I haven't yet told you about last Saturday, my most recent riding adventure. Lindsey (another American, this time from work) asked if I was keen to checkout the Kopan Monastery. She said "we'll ride up", I said, "I'll be there!".

A much shorter ride than the weekend before, but with good portions of it being directly uphill, by the time we reached the monastery we were about ready to drop dead as it was quite possibly the hottest day since my arrival. Along the road we were passed by a monk riding a motorbike at breakneck speeds downhill and at the gate there was another having a chat on a mobile phone. I don't know why these were things I didn't expect Buddhist monks to be getting into, but I was surprised all the same.

There were many sayings, prayers and suggestions up around the walls of the monastery, but this was the funniest one, just near the entrance.



The monks here mainly seem to be influenced by Tibetan Buddhism- as I understand, there are many flavours - although the general concept is the same. The Dalai Lama and his exile were popular topics on all the notice boards, with plenty of advice from the old guy. A few protest posters about the Beijing Games, or perhaps Beijing itself but in general it was a very peaceful and happy place.

Whlie we were there the monks were having some kind of session with very deep singing, unfortuantely there was no one there to tell us exactly what was going on. But I got a photo of an old lady and a young boy watching the ceremony together. Very cute! He's a serious little guy though.



We wandered around the gardens, very tranquil, and observed that you can go on a retreat there for a measly $US200, where you will sit in silence for 2 weeks "without the tiresome bother of everyday chitter chatter". While I value the concept, I think the tourists might be losing out...

We checked out their library, that not just only had Buddhist Dharma but interesting "think about your life" type books and everyday novels. It's definitely the place you want to go for a day away from the city.

Leaving the monastery behind, we headed for a "nearby" Hindu temple. The Gokorna Mahadev temple. When we asked for directions it seemed to be very hit and miss with some people knowing exactly what we were talking about, and others not while still others just pretended that they knew.

Lindsey had a little moment we she couldn't decide whether to be riding or walking. Stuck behind a group of people on a narrow path she was struggling to keeo her balance on the bike.

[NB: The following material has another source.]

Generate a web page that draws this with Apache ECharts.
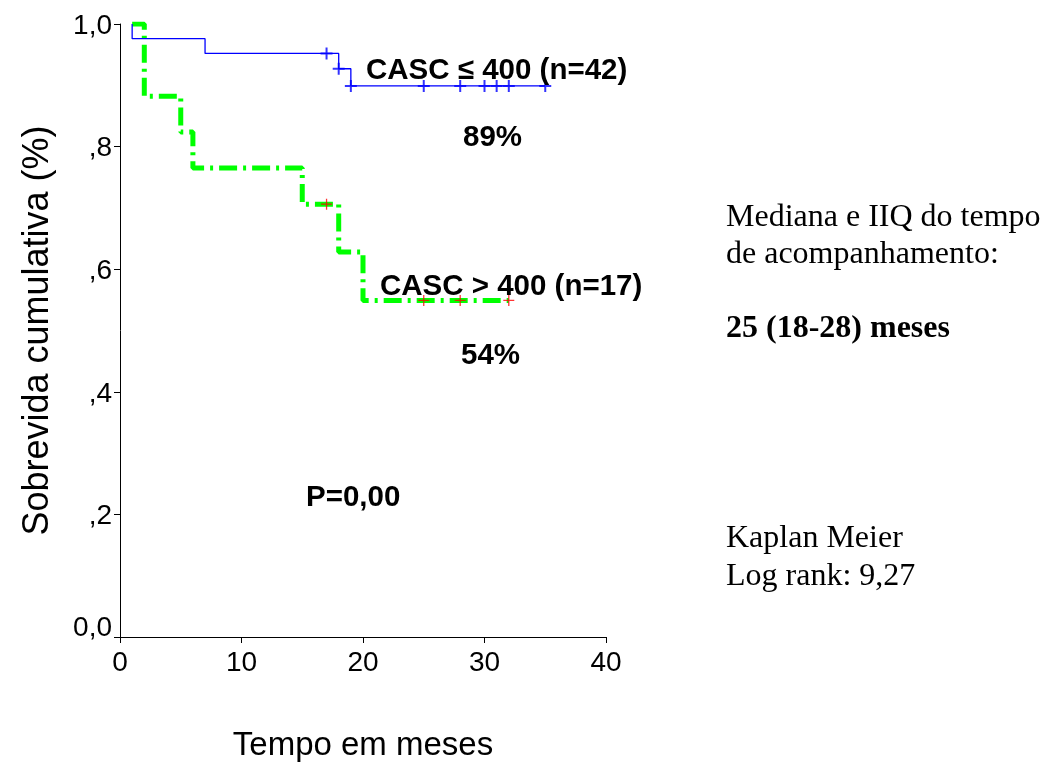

Eventually decided to plant one foot on the ground, the particular part of ground she decided on collapsed beneath her and she found herself tumbling down the side of the mountain. Now, by "down the side of the mountain" I actually mean about 2 metres, but it was both horrifying and hilarious to watch, as she kept trying to push herself back up and slipping further down the side of the hill. After helping her up nd determining the only damage was to her pride, we pushed in front of the slow meanderers in front of us.

The scenery was once again breathtaking, exactly the kind of place where you want to go on a weekend picnic with someone special.

We got to the Mahadev temple only to discover almost the entire place deserted. We weren't even sure we had gone to the right place. Maybe next time it will be a bit more interesting. There was however preparation for a cremation/funeral going on by the river bank, but as it was only preparation I will have to fill you in with more detail when I actually observe one, for now though, pheri beTaau:la!